Charts and diagrams as code
========================================================================

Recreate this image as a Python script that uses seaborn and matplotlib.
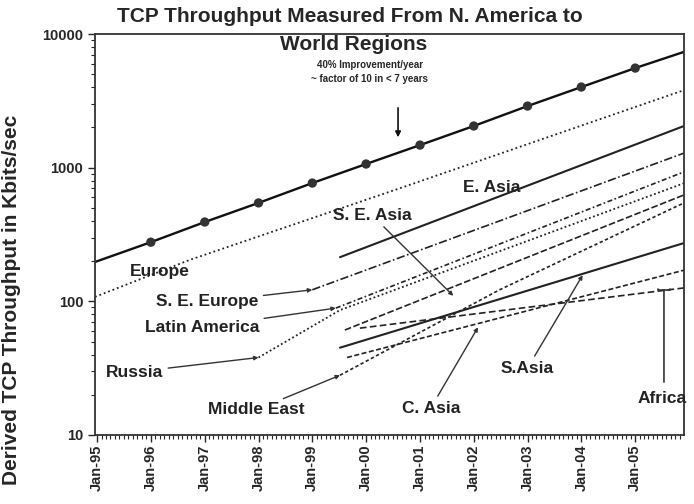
import matplotlib
matplotlib.use("Agg")
import matplotlib.pyplot as plt
import matplotlib.dates as mdates
import matplotlib.ticker as mticker
import pandas as pd
import seaborn as sns

# -------------------------------
# DATA (Kbits/sec)
# -------------------------------
trend_dates = ["1994-12-18", "1996-01-01", "1997-01-01", "1998-01-01", "1999-01-01",
               "2000-01-01", "2001-01-01", "2002-01-01", "2003-01-01", "2004-01-01",
               "2005-01-01", "2005-11-28"]
trend_kbps = [197, 277, 392, 545, 767, 1065, 1475, 2050, 2890, 4010, 5560, 7350]

europe_dates = ["1994-12-18", "1996-09-20", "2000-08-15", "2005-11-28"]
europe_kbps = [108, 204, 700, 3800]

e_asia_dates = ["1999-07-08", "2005-11-28"]
e_asia_kbps = [214, 2050]

se_europe_dates = ["1999-01-01", "2005-11-28"]
se_europe_kbps = [122, 1285]

latin_dates = ["1999-06-10", "2005-11-28"]
latin_kbps = [89, 930]

russia_dates = ["1998-01-01", "1999-07-08", "2005-11-28"]
russia_kbps = [38, 86, 765]

se_asia_dates = ["1999-08-10", "2005-11-28"]
se_asia_kbps = [61, 625]

mideast_dates = ["1999-07-08", "2002-06-25", "2005-11-28"]
mideast_kbps = [28, 122, 545]

s_asia_dates = ["1999-07-08", "2005-11-28"]
s_asia_kbps = [45, 273]

c_asia_dates = ["1999-08-25", "2005-11-28"]
c_asia_kbps = [38, 171]

africa_dates = ["1999-11-20", "2005-11-28"]
africa_kbps = [63, 126]

year_ticks = ["1995-01-01", "1996-01-01", "1997-01-01", "1998-01-01", "1999-01-01",
              "2000-01-01", "2001-01-01", "2002-01-01", "2003-01-01", "2004-01-01",
              "2005-01-01"]

# -------------------------------
# FIGURE
# -------------------------------
sns.set_theme(style="ticks")
plt.rcParams["font.family"] = ["Liberation Sans", "DejaVu Sans"]
plt.rcParams["font.weight"] = "bold"

fig = plt.figure(figsize=(6.94, 5.04), dpi=100)
ax = fig.add_axes([95 / 694, 1 - 435 / 504, 589 / 694, 401 / 504])

D = pd.to_datetime

series = [
    (europe_dates, europe_kbps, (0, (1, 1.6)), 1.3),
    (e_asia_dates, e_asia_kbps, "-", 1.5),
    (se_europe_dates, se_europe_kbps, (0, (5, 1.5, 1, 1.5)), 1.2),
    (latin_dates, latin_kbps, (0, (3, 1.5, 1, 1.5)), 1.2),
    (russia_dates, russia_kbps, (0, (1, 1.4)), 1.3),
    (se_asia_dates, se_asia_kbps, (0, (4, 1.5)), 1.2),
    (mideast_dates, mideast_kbps, (0, (2, 1.5)), 1.2),
    (s_asia_dates, s_asia_kbps, "-", 1.5),
    (c_asia_dates, c_asia_kbps, (0, (3, 1.5)), 1.2),
    (africa_dates, africa_kbps, (0, (4, 2)), 1.2),
]
for dates, vals, ls, lw in series:
    sns.lineplot(x=D(dates), y=vals, ax=ax, color="#222222", linestyle=ls, linewidth=lw)

sns.lineplot(x=D(trend_dates), y=trend_kbps, ax=ax, color="#111111", linewidth=1.7)
sns.scatterplot(x=D(trend_dates[1:-1]), y=trend_kbps[1:-1], ax=ax, color="#333333",
                s=45, edgecolor="none", zorder=5)

# -------------------------------
# AXES
# -------------------------------
ax.set_yscale("log")
ax.set_ylim(10, 10000)
ax.set_xlim(D("1994-12-18"), D("2005-11-28"))
ax.yaxis.set_major_formatter(mticker.FuncFormatter(lambda v, p: f"{v:.0f}"))
ax.yaxis.set_minor_locator(mticker.LogLocator(base=10, subs=range(2, 10)))
ax.yaxis.set_minor_formatter(mticker.NullFormatter())
ax.set_xticks(D(year_ticks))
ax.xaxis.set_major_formatter(mdates.DateFormatter("%b-%y"))
ax.xaxis.set_minor_locator(mdates.MonthLocator())
ax.tick_params(axis="x", which="major", labelsize=10.5, rotation=90, length=5, width=1, pad=2)
ax.tick_params(axis="y", which="major", labelsize=10.5, length=5, width=1)
ax.tick_params(which="minor", length=3, width=0.8)
for s in ax.spines.values():
    s.set_linewidth(1.3)
    s.set_color("#333333")
ax.set_xlabel("")
ax.set_ylabel("")

fig.text(12 / 694, 1 - 300 / 504, "Derived TCP Throughput in Kbits/sec", rotation=90,
         ha="center", va="center", fontsize=15, fontweight="bold")
fig.text(350 / 694, 1 - 17 / 504, "TCP Throughput Measured From N. America to",
         ha="center", va="center", fontsize=15, fontweight="bold")
fig.text(354 / 694, 1 - 45 / 504, "World Regions",
         ha="center", va="center", fontsize=15, fontweight="bold")

# -------------------------------
# ANNOTATIONS
# -------------------------------
lab = dict(fontsize=12.5, fontweight="bold", color="#222222", ha="center", va="center")
arr = dict(arrowstyle="-|>", color="#333333", lw=1.0, mutation_scale=6, shrinkA=1, shrinkB=0)

ax.text(D("2000-01-25"), 5190, "40% Improvement/year\n~ factor of 10 in < 7 years",
        fontsize=7, fontweight="bold", ha="center", va="center", linespacing=1.5)
ax.annotate("", xy=(D("2000-08-05"), 1608), xytext=(D("2000-08-05"), 2940),
            arrowprops=dict(arrowstyle="-|>", color="#111111", lw=1.2, mutation_scale=8))

ax.text(D("1996-03-01"), 166, "Europe", **lab)
ax.text(D("2002-05-05"), 716, "E. Asia", **lab)
ax.annotate("S. E. Europe", xy=(D("1999-01-01"), 122), xytext=(D("1997-01-20"), 99),
            arrowprops=arr, **lab)
ax.annotate("Latin America", xy=(D("1999-06-10"), 89), xytext=(D("1996-12-15"), 64),
            arrowprops=arr, **lab)
ax.annotate("Russia", xy=(D("1998-01-01"), 38), xytext=(D("1995-09-15"), 29.6),
            arrowprops=arr, **lab)
ax.annotate("Middle East", xy=(D("1999-07-08"), 28), xytext=(D("1997-12-15"), 15.4),
            arrowprops=arr, **lab)
ax.annotate("S. E. Asia", xy=(D("2001-08-15"), 110), xytext=(D("2000-02-10"), 442),
            arrowprops=arr, **lab)
ax.annotate("C. Asia", xy=(D("2002-01-30"), 64), xytext=(D("2001-03-15"), 15.9),
            arrowprops=arr, **lab)
ax.annotate("S.Asia", xy=(D("2004-01-10"), 157), xytext=(D("2003-01-01"), 31.7),
            arrowprops=arr, **lab)
ax.text(D("2005-07-01"), 18.9, "Africa", clip_on=False, **lab)
ax.annotate("", xy=(D("2005-07-15"), 121.6), xytext=(D("2005-07-15"), 24.9),
            arrowprops=dict(arrowstyle="-[, widthB=0.35, lengthB=0.05", color="#333333",
                            lw=1.2, shrinkA=0, shrinkB=0))

fig.savefig("out.png", dpi=100)
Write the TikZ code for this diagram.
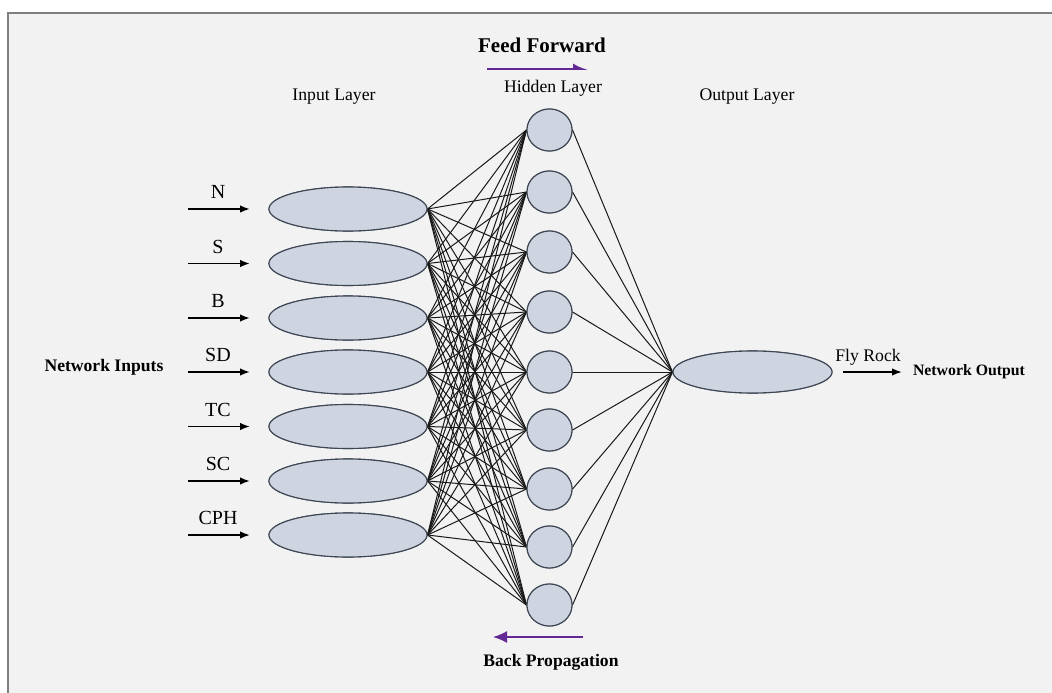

========================================================================

● **Task instructions**: Quote the entries in full. Any image among them is to be omitted from the copy.

● **Exercise result**:
Recreate this image as a Python script that uses seaborn and matplotlib.
import matplotlib
matplotlib.use("Agg")
import matplotlib.pyplot as plt
import matplotlib.dates as mdates
import matplotlib.ticker as mticker
import pandas as pd
import seaborn as sns

# -------------------------------
# DATA (Kbits/sec)
# -------------------------------
trend_dates = ["1994-12-18", "1996-01-01", "1997-01-01", "1998-01-01", "1999-01-01",
               "2000-01-01", "2001-01-01", "2002-01-01", "2003-01-01", "2004-01-01",
               "2005-01-01", "2005-11-28"]
trend_kbps = [197, 277, 392, 545, 767, 1065, 1475, 2050, 2890, 4010, 5560, 7350]

europe_dates = ["1994-12-18", "1996-09-20", "2000-08-15", "2005-11-28"]
europe_kbps = [108, 204, 700, 3800]

e_asia_dates = ["1999-07-08", "2005-11-28"]
e_asia_kbps = [214, 2050]

se_europe_dates = ["1999-01-01", "2005-11-28"]
se_europe_kbps = [122, 1285]

latin_dates = ["1999-06-10", "2005-11-28"]
latin_kbps = [89, 930]

russia_dates = ["1998-01-01", "1999-07-08", "2005-11-28"]
russia_kbps = [38, 86, 765]

se_asia_dates = ["1999-08-10", "2005-11-28"]
se_asia_kbps = [61, 625]

mideast_dates = ["1999-07-08", "2002-06-25", "2005-11-28"]
mideast_kbps = [28, 122, 545]

s_asia_dates = ["1999-07-08", "2005-11-28"]
s_asia_kbps = [45, 273]

c_asia_dates = ["1999-08-25", "2005-11-28"]
c_asia_kbps = [38, 171]

africa_dates = ["1999-11-20", "2005-11-28"]
africa_kbps = [63, 126]

year_ticks = ["1995-01-01", "1996-01-01", "1997-01-01", "1998-01-01", "1999-01-01",
              "2000-01-01", "2001-01-01", "2002-01-01", "2003-01-01", "2004-01-01",
              "2005-01-01"]

# -------------------------------
# FIGURE
# -------------------------------
sns.set_theme(style="ticks")
plt.rcParams["font.family"] = ["Liberation Sans", "DejaVu Sans"]
plt.rcParams["font.weight"] = "bold"

fig = plt.figure(figsize=(6.94, 5.04), dpi=100)
ax = fig.add_axes([95 / 694, 1 - 435 / 504, 589 / 694, 401 / 504])

D = pd.to_datetime

series = [
    (europe_dates, europe_kbps, (0, (1, 1.6)), 1.3),
    (e_asia_dates, e_asia_kbps, "-", 1.5),
    (se_europe_dates, se_europe_kbps, (0, (5, 1.5, 1, 1.5)), 1.2),
    (latin_dates, latin_kbps, (0, (3, 1.5, 1, 1.5)), 1.2),
    (russia_dates, russia_kbps, (0, (1, 1.4)), 1.3),
    (se_asia_dates, se_asia_kbps, (0, (4, 1.5)), 1.2),
    (mideast_dates, mideast_kbps, (0, (2, 1.5)), 1.2),
    (s_asia_dates, s_asia_kbps, "-", 1.5),
    (c_asia_dates, c_asia_kbps, (0, (3, 1.5)), 1.2),
    (africa_dates, africa_kbps, (0, (4, 2)), 1.2),
]
for dates, vals, ls, lw in series:
    sns.lineplot(x=D(dates), y=vals, ax=ax, color="#222222", linestyle=ls, linewidth=lw)

sns.lineplot(x=D(trend_dates), y=trend_kbps, ax=ax, color="#111111", linewidth=1.7)
sns.scatterplot(x=D(trend_dates[1:-1]), y=trend_kbps[1:-1], ax=ax, color="#333333",
                s=45, edgecolor="none", zorder=5)

# -------------------------------
# AXES
# -------------------------------
ax.set_yscale("log")
ax.set_ylim(10, 10000)
ax.set_xlim(D("1994-12-18"), D("2005-11-28"))
ax.yaxis.set_major_formatter(mticker.FuncFormatter(lambda v, p: f"{v:.0f}"))
ax.yaxis.set_minor_locator(mticker.LogLocator(base=10, subs=range(2, 10)))
ax.yaxis.set_minor_formatter(mticker.NullFormatter())
ax.set_xticks(D(year_ticks))
ax.xaxis.set_major_formatter(mdates.DateFormatter("%b-%y"))
ax.xaxis.set_minor_locator(mdates.MonthLocator())
ax.tick_params(axis="x", which="major", labelsize=10.5, rotation=90, length=5, width=1, pad=2)
ax.tick_params(axis="y", which="major", labelsize=10.5, length=5, width=1)
ax.tick_params(which="minor", length=3, width=0.8)
for s in ax.spines.values():
    s.set_linewidth(1.3)
    s.set_color("#333333")
ax.set_xlabel("")
ax.set_ylabel("")

fig.text(12 / 694, 1 - 300 / 504, "Derived TCP Throughput in Kbits/sec", rotation=90,
         ha="center", va="center", fontsize=15, fontweight="bold")
fig.text(350 / 694, 1 - 17 / 504, "TCP Throughput Measured From N. America to",
         ha="center", va="center", fontsize=15, fontweight="bold")
fig.text(354 / 694, 1 - 45 / 504, "World Regions",
         ha="center", va="center", fontsize=15, fontweight="bold")

# -------------------------------
# ANNOTATIONS
# -------------------------------
lab = dict(fontsize=12.5, fontweight="bold", color="#222222", ha="center", va="center")
arr = dict(arrowstyle="-|>", color="#333333", lw=1.0, mutation_scale=6, shrinkA=1, shrinkB=0)

ax.text(D("2000-01-25"), 5190, "40% Improvement/year\n~ factor of 10 in < 7 years",
        fontsize=7, fontweight="bold", ha="center", va="center", linespacing=1.5)
ax.annotate("", xy=(D("2000-08-05"), 1608), xytext=(D("2000-08-05"), 2940),
            arrowprops=dict(arrowstyle="-|>", color="#111111", lw=1.2, mutation_scale=8))

ax.text(D("1996-03-01"), 166, "Europe", **lab)
ax.text(D("2002-05-05"), 716, "E. Asia", **lab)
ax.annotate("S. E. Europe", xy=(D("1999-01-01"), 122), xytext=(D("1997-01-20"), 99),
            arrowprops=arr, **lab)
ax.annotate("Latin America", xy=(D("1999-06-10"), 89), xytext=(D("1996-12-15"), 64),
            arrowprops=arr, **lab)
ax.annotate("Russia", xy=(D("1998-01-01"), 38), xytext=(D("1995-09-15"), 29.6),
            arrowprops=arr, **lab)
ax.annotate("Middle East", xy=(D("1999-07-08"), 28), xytext=(D("1997-12-15"), 15.4),
            arrowprops=arr, **lab)
ax.annotate("S. E. Asia", xy=(D("2001-08-15"), 110), xytext=(D("2000-02-10"), 442),
            arrowprops=arr, **lab)
ax.annotate("C. Asia", xy=(D("2002-01-30"), 64), xytext=(D("2001-03-15"), 15.9),
            arrowprops=arr, **lab)
ax.annotate("S.Asia", xy=(D("2004-01-10"), 157), xytext=(D("2003-01-01"), 31.7),
            arrowprops=arr, **lab)
ax.text(D("2005-07-01"), 18.9, "Africa", clip_on=False, **lab)
ax.annotate("", xy=(D("2005-07-15"), 121.6), xytext=(D("2005-07-15"), 24.9),
            arrowprops=dict(arrowstyle="-[, widthB=0.35, lengthB=0.05", color="#333333",
                            lw=1.2, shrinkA=0, shrinkB=0))

fig.savefig("out.png", dpi=100)
Write the TikZ code for this diagram.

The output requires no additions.